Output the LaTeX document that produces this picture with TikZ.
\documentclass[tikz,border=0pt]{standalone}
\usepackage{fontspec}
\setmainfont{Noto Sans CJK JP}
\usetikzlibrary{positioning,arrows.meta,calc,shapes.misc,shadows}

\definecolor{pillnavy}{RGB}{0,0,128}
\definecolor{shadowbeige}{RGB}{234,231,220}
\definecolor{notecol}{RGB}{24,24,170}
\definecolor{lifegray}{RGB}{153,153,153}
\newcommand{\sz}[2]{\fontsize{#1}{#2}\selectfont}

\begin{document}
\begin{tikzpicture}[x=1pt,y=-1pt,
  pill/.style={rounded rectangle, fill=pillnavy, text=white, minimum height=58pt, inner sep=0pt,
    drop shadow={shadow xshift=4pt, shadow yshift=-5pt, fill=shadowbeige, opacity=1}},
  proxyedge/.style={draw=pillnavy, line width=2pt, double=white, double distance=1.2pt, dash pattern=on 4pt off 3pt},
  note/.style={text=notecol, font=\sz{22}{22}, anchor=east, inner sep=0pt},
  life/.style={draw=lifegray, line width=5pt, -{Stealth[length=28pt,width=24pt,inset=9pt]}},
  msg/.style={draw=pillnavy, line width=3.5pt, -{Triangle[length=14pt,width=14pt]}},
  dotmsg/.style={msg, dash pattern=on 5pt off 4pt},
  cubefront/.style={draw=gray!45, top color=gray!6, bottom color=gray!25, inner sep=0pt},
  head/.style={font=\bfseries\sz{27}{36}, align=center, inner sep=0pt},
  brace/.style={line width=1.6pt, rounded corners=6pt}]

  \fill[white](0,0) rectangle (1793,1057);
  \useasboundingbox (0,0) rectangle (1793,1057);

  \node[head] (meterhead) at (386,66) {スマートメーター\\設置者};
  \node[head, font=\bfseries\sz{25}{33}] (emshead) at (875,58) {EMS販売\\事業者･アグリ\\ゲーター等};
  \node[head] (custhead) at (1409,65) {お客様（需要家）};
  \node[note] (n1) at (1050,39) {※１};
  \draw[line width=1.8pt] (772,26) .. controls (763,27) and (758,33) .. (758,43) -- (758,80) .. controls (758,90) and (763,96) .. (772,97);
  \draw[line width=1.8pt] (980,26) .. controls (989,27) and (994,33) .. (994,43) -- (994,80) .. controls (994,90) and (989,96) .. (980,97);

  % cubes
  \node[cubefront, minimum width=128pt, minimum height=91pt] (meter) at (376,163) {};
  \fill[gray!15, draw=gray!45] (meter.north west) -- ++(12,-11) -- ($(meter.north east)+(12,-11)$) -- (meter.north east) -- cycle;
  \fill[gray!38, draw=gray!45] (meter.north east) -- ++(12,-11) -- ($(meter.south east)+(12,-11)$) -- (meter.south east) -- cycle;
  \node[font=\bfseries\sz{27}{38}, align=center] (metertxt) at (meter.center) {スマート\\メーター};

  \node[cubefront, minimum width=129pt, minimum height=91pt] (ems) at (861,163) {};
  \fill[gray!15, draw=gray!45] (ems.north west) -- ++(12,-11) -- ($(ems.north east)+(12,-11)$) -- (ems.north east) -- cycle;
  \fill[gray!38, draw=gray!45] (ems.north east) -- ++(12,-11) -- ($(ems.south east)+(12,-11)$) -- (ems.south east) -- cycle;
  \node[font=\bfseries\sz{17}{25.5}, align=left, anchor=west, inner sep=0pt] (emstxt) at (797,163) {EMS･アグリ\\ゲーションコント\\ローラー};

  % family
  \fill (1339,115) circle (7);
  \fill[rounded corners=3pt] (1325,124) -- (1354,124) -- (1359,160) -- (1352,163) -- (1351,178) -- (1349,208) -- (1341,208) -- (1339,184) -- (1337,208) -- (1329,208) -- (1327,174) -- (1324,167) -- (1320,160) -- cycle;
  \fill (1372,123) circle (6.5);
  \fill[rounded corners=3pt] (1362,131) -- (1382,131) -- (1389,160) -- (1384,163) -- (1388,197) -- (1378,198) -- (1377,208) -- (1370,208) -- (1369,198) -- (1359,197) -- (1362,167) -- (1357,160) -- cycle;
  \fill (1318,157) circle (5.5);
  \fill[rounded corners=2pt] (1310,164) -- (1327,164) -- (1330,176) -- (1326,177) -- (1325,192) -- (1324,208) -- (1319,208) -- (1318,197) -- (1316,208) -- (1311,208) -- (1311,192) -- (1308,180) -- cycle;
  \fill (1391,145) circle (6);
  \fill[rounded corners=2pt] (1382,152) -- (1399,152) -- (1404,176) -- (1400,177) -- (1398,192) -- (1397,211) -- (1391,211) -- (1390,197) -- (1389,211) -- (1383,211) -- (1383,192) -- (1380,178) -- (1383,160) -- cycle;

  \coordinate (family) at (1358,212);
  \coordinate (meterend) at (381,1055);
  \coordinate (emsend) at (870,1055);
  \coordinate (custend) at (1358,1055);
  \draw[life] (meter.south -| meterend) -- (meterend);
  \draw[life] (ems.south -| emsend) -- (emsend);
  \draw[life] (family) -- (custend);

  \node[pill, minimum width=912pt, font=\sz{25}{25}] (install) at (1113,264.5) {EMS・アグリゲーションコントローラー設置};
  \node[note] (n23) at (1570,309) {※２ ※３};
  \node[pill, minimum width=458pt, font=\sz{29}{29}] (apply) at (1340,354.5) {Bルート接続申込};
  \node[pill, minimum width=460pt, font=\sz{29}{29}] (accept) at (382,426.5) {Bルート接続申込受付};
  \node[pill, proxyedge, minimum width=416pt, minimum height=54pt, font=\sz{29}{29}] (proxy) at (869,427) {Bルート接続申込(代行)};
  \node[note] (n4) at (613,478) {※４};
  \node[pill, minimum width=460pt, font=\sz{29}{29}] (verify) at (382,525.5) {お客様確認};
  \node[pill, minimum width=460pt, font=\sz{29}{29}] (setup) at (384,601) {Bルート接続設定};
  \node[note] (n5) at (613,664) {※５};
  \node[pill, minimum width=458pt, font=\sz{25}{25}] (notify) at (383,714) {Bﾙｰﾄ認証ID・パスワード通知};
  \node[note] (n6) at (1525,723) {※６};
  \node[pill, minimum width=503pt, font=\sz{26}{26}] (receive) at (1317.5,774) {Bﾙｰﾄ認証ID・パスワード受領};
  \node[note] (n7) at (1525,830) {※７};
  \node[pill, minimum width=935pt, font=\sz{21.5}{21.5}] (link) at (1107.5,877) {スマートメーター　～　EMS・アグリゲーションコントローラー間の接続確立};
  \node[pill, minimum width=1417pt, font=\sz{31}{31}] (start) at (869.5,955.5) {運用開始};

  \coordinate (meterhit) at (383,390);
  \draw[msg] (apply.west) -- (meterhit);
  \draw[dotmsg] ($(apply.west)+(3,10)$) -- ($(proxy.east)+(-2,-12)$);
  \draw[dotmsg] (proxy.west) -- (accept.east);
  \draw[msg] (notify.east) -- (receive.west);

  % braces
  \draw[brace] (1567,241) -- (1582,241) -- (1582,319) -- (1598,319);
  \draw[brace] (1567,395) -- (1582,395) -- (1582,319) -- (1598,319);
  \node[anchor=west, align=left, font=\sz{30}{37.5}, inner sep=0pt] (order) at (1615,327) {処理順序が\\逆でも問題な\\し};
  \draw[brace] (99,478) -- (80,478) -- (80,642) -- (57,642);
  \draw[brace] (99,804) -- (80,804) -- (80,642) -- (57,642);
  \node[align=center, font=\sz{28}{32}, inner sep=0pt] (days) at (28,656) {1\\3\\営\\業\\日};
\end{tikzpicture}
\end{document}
——————————
**What the task asks:**
Repeat the lines above exactly.

**Full solution:**
Output the LaTeX document that produces this picture with TikZ.
\documentclass[tikz,border=0pt]{standalone}
\usepackage{fontspec}
\setmainfont{Noto Sans CJK JP}
\usetikzlibrary{positioning,arrows.meta,calc,shapes.misc,shadows}

\definecolor{pillnavy}{RGB}{0,0,128}
\definecolor{shadowbeige}{RGB}{234,231,220}
\definecolor{notecol}{RGB}{24,24,170}
\definecolor{lifegray}{RGB}{153,153,153}
\newcommand{\sz}[2]{\fontsize{#1}{#2}\selectfont}

\begin{document}
\begin{tikzpicture}[x=1pt,y=-1pt,
  pill/.style={rounded rectangle, fill=pillnavy, text=white, minimum height=58pt, inner sep=0pt,
    drop shadow={shadow xshift=4pt, shadow yshift=-5pt, fill=shadowbeige, opacity=1}},
  proxyedge/.style={draw=pillnavy, line width=2pt, double=white, double distance=1.2pt, dash pattern=on 4pt off 3pt},
  note/.style={text=notecol, font=\sz{22}{22}, anchor=east, inner sep=0pt},
  life/.style={draw=lifegray, line width=5pt, -{Stealth[length=28pt,width=24pt,inset=9pt]}},
  msg/.style={draw=pillnavy, line width=3.5pt, -{Triangle[length=14pt,width=14pt]}},
  dotmsg/.style={msg, dash pattern=on 5pt off 4pt},
  cubefront/.style={draw=gray!45, top color=gray!6, bottom color=gray!25, inner sep=0pt},
  head/.style={font=\bfseries\sz{27}{36}, align=center, inner sep=0pt},
  brace/.style={line width=1.6pt, rounded corners=6pt}]

  \fill[white](0,0) rectangle (1793,1057);
  \useasboundingbox (0,0) rectangle (1793,1057);

  \node[head] (meterhead) at (386,66) {スマートメーター\\設置者};
  \node[head, font=\bfseries\sz{25}{33}] (emshead) at (875,58) {EMS販売\\事業者･アグリ\\ゲーター等};
  \node[head] (custhead) at (1409,65) {お客様（需要家）};
  \node[note] (n1) at (1050,39) {※１};
  \draw[line width=1.8pt] (772,26) .. controls (763,27) and (758,33) .. (758,43) -- (758,80) .. controls (758,90) and (763,96) .. (772,97);
  \draw[line width=1.8pt] (980,26) .. controls (989,27) and (994,33) .. (994,43) -- (994,80) .. controls (994,90) and (989,96) .. (980,97);

  % cubes
  \node[cubefront, minimum width=128pt, minimum height=91pt] (meter) at (376,163) {};
  \fill[gray!15, draw=gray!45] (meter.north west) -- ++(12,-11) -- ($(meter.north east)+(12,-11)$) -- (meter.north east) -- cycle;
  \fill[gray!38, draw=gray!45] (meter.north east) -- ++(12,-11) -- ($(meter.south east)+(12,-11)$) -- (meter.south east) -- cycle;
  \node[font=\bfseries\sz{27}{38}, align=center] (metertxt) at (meter.center) {スマート\\メーター};

  \node[cubefront, minimum width=129pt, minimum height=91pt] (ems) at (861,163) {};
  \fill[gray!15, draw=gray!45] (ems.north west) -- ++(12,-11) -- ($(ems.north east)+(12,-11)$) -- (ems.north east) -- cycle;
  \fill[gray!38, draw=gray!45] (ems.north east) -- ++(12,-11) -- ($(ems.south east)+(12,-11)$) -- (ems.south east) -- cycle;
  \node[font=\bfseries\sz{17}{25.5}, align=left, anchor=west, inner sep=0pt] (emstxt) at (797,163) {EMS･アグリ\\ゲーションコント\\ローラー};

  % family
  \fill (1339,115) circle (7);
  \fill[rounded corners=3pt] (1325,124) -- (1354,124) -- (1359,160) -- (1352,163) -- (1351,178) -- (1349,208) -- (1341,208) -- (1339,184) -- (1337,208) -- (1329,208) -- (1327,174) -- (1324,167) -- (1320,160) -- cycle;
  \fill (1372,123) circle (6.5);
  \fill[rounded corners=3pt] (1362,131) -- (1382,131) -- (1389,160) -- (1384,163) -- (1388,197) -- (1378,198) -- (1377,208) -- (1370,208) -- (1369,198) -- (1359,197) -- (1362,167) -- (1357,160) -- cycle;
  \fill (1318,157) circle (5.5);
  \fill[rounded corners=2pt] (1310,164) -- (1327,164) -- (1330,176) -- (1326,177) -- (1325,192) -- (1324,208) -- (1319,208) -- (1318,197) -- (1316,208) -- (1311,208) -- (1311,192) -- (1308,180) -- cycle;
  \fill (1391,145) circle (6);
  \fill[rounded corners=2pt] (1382,152) -- (1399,152) -- (1404,176) -- (1400,177) -- (1398,192) -- (1397,211) -- (1391,211) -- (1390,197) -- (1389,211) -- (1383,211) -- (1383,192) -- (1380,178) -- (1383,160) -- cycle;

  \coordinate (family) at (1358,212);
  \coordinate (meterend) at (381,1055);
  \coordinate (emsend) at (870,1055);
  \coordinate (custend) at (1358,1055);
  \draw[life] (meter.south -| meterend) -- (meterend);
  \draw[life] (ems.south -| emsend) -- (emsend);
  \draw[life] (family) -- (custend);

  \node[pill, minimum width=912pt, font=\sz{25}{25}] (install) at (1113,264.5) {EMS・アグリゲーションコントローラー設置};
  \node[note] (n23) at (1570,309) {※２ ※３};
  \node[pill, minimum width=458pt, font=\sz{29}{29}] (apply) at (1340,354.5) {Bルート接続申込};
  \node[pill, minimum width=460pt, font=\sz{29}{29}] (accept) at (382,426.5) {Bルート接続申込受付};
  \node[pill, proxyedge, minimum width=416pt, minimum height=54pt, font=\sz{29}{29}] (proxy) at (869,427) {Bルート接続申込(代行)};
  \node[note] (n4) at (613,478) {※４};
  \node[pill, minimum width=460pt, font=\sz{29}{29}] (verify) at (382,525.5) {お客様確認};
  \node[pill, minimum width=460pt, font=\sz{29}{29}] (setup) at (384,601) {Bルート接続設定};
  \node[note] (n5) at (613,664) {※５};
  \node[pill, minimum width=458pt, font=\sz{25}{25}] (notify) at (383,714) {Bﾙｰﾄ認証ID・パスワード通知};
  \node[note] (n6) at (1525,723) {※６};
  \node[pill, minimum width=503pt, font=\sz{26}{26}] (receive) at (1317.5,774) {Bﾙｰﾄ認証ID・パスワード受領};
  \node[note] (n7) at (1525,830) {※７};
  \node[pill, minimum width=935pt, font=\sz{21.5}{21.5}] (link) at (1107.5,877) {スマートメーター　～　EMS・アグリゲーションコントローラー間の接続確立};
  \node[pill, minimum width=1417pt, font=\sz{31}{31}] (start) at (869.5,955.5) {運用開始};

  \coordinate (meterhit) at (383,390);
  \draw[msg] (apply.west) -- (meterhit);
  \draw[dotmsg] ($(apply.west)+(3,10)$) -- ($(proxy.east)+(-2,-12)$);
  \draw[dotmsg] (proxy.west) -- (accept.east);
  \draw[msg] (notify.east) -- (receive.west);

  % braces
  \draw[brace] (1567,241) -- (1582,241) -- (1582,319) -- (1598,319);
  \draw[brace] (1567,395) -- (1582,395) -- (1582,319) -- (1598,319);
  \node[anchor=west, align=left, font=\sz{30}{37.5}, inner sep=0pt] (order) at (1615,327) {処理順序が\\逆でも問題な\\し};
  \draw[brace] (99,478) -- (80,478) -- (80,642) -- (57,642);
  \draw[brace] (99,804) -- (80,804) -- (80,642) -- (57,642);
  \node[align=center, font=\sz{28}{32}, inner sep=0pt] (days) at (28,656) {1\\3\\営\\業\\日};
\end{tikzpicture}
\end{document}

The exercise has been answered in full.